→ DATA SEGMENT
◇ ◇ ◇ ◇ ◇ ◇ ◇

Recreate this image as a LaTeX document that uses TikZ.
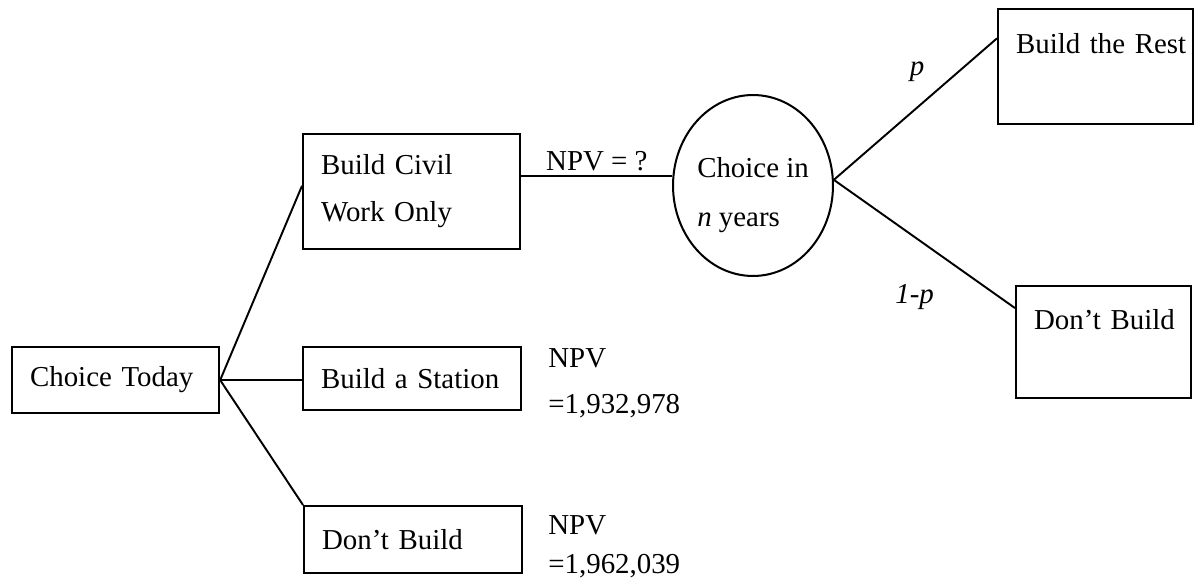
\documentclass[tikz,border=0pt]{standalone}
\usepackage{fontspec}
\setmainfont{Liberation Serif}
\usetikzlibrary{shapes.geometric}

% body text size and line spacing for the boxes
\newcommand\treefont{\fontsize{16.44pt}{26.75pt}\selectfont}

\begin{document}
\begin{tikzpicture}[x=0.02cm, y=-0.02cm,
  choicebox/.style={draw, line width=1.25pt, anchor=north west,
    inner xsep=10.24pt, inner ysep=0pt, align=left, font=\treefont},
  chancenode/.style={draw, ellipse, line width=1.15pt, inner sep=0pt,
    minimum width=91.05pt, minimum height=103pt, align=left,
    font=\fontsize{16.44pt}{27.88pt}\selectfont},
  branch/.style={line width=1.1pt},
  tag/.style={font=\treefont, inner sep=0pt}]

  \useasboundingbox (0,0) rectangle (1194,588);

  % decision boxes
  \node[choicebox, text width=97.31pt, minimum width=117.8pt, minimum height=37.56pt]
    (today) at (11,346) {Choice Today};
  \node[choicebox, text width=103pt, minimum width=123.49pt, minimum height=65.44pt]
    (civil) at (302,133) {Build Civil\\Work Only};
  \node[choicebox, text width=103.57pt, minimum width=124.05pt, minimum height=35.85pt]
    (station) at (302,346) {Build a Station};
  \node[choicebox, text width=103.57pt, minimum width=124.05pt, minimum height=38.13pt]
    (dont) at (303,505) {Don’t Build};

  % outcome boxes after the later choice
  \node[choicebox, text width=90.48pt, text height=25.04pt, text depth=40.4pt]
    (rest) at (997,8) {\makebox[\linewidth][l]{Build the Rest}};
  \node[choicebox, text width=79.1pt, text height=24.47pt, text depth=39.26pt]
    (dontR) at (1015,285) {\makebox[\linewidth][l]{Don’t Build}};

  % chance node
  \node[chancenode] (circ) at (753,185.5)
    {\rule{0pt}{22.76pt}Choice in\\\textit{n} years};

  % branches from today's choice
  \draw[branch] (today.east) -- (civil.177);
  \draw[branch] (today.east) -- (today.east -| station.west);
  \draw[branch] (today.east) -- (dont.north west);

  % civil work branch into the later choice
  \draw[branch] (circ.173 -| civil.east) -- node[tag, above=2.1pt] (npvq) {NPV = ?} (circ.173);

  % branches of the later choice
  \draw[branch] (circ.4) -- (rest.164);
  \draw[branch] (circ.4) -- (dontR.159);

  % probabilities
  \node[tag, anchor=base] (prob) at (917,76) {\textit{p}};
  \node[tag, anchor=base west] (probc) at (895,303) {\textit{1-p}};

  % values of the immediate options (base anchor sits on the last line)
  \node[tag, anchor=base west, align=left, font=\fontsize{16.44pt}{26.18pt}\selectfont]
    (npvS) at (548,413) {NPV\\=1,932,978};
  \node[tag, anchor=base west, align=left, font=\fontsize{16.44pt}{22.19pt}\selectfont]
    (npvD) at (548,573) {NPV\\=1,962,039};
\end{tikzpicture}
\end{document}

◇ ◇ ◇ ◇ ◇ ◇ ◇

→ AIM OF THE TASK
Go through the data above and transcribe it in full, omitting any image.

→ WRITTEN RESPONSE
Recreate this image as a LaTeX document that uses TikZ.
\documentclass[tikz,border=0pt]{standalone}
\usepackage{fontspec}
\setmainfont{Liberation Serif}
\usetikzlibrary{shapes.geometric}

% body text size and line spacing for the boxes
\newcommand\treefont{\fontsize{16.44pt}{26.75pt}\selectfont}

\begin{document}
\begin{tikzpicture}[x=0.02cm, y=-0.02cm,
  choicebox/.style={draw, line width=1.25pt, anchor=north west,
    inner xsep=10.24pt, inner ysep=0pt, align=left, font=\treefont},
  chancenode/.style={draw, ellipse, line width=1.15pt, inner sep=0pt,
    minimum width=91.05pt, minimum height=103pt, align=left,
    font=\fontsize{16.44pt}{27.88pt}\selectfont},
  branch/.style={line width=1.1pt},
  tag/.style={font=\treefont, inner sep=0pt}]

  \useasboundingbox (0,0) rectangle (1194,588);

  % decision boxes
  \node[choicebox, text width=97.31pt, minimum width=117.8pt, minimum height=37.56pt]
    (today) at (11,346) {Choice Today};
  \node[choicebox, text width=103pt, minimum width=123.49pt, minimum height=65.44pt]
    (civil) at (302,133) {Build Civil\\Work Only};
  \node[choicebox, text width=103.57pt, minimum width=124.05pt, minimum height=35.85pt]
    (station) at (302,346) {Build a Station};
  \node[choicebox, text width=103.57pt, minimum width=124.05pt, minimum height=38.13pt]
    (dont) at (303,505) {Don’t Build};

  % outcome boxes after the later choice
  \node[choicebox, text width=90.48pt, text height=25.04pt, text depth=40.4pt]
    (rest) at (997,8) {\makebox[\linewidth][l]{Build the Rest}};
  \node[choicebox, text width=79.1pt, text height=24.47pt, text depth=39.26pt]
    (dontR) at (1015,285) {\makebox[\linewidth][l]{Don’t Build}};

  % chance node
  \node[chancenode] (circ) at (753,185.5)
    {\rule{0pt}{22.76pt}Choice in\\\textit{n} years};

  % branches from today's choice
  \draw[branch] (today.east) -- (civil.177);
  \draw[branch] (today.east) -- (today.east -| station.west);
  \draw[branch] (today.east) -- (dont.north west);

  % civil work branch into the later choice
  \draw[branch] (circ.173 -| civil.east) -- node[tag, above=2.1pt] (npvq) {NPV = ?} (circ.173);

  % branches of the later choice
  \draw[branch] (circ.4) -- (rest.164);
  \draw[branch] (circ.4) -- (dontR.159);

  % probabilities
  \node[tag, anchor=base] (prob) at (917,76) {\textit{p}};
  \node[tag, anchor=base west] (probc) at (895,303) {\textit{1-p}};

  % values of the immediate options (base anchor sits on the last line)
  \node[tag, anchor=base west, align=left, font=\fontsize{16.44pt}{26.18pt}\selectfont]
    (npvS) at (548,413) {NPV\\=1,932,978};
  \node[tag, anchor=base west, align=left, font=\fontsize{16.44pt}{22.19pt}\selectfont]
    (npvD) at (548,573) {NPV\\=1,962,039};
\end{tikzpicture}
\end{document}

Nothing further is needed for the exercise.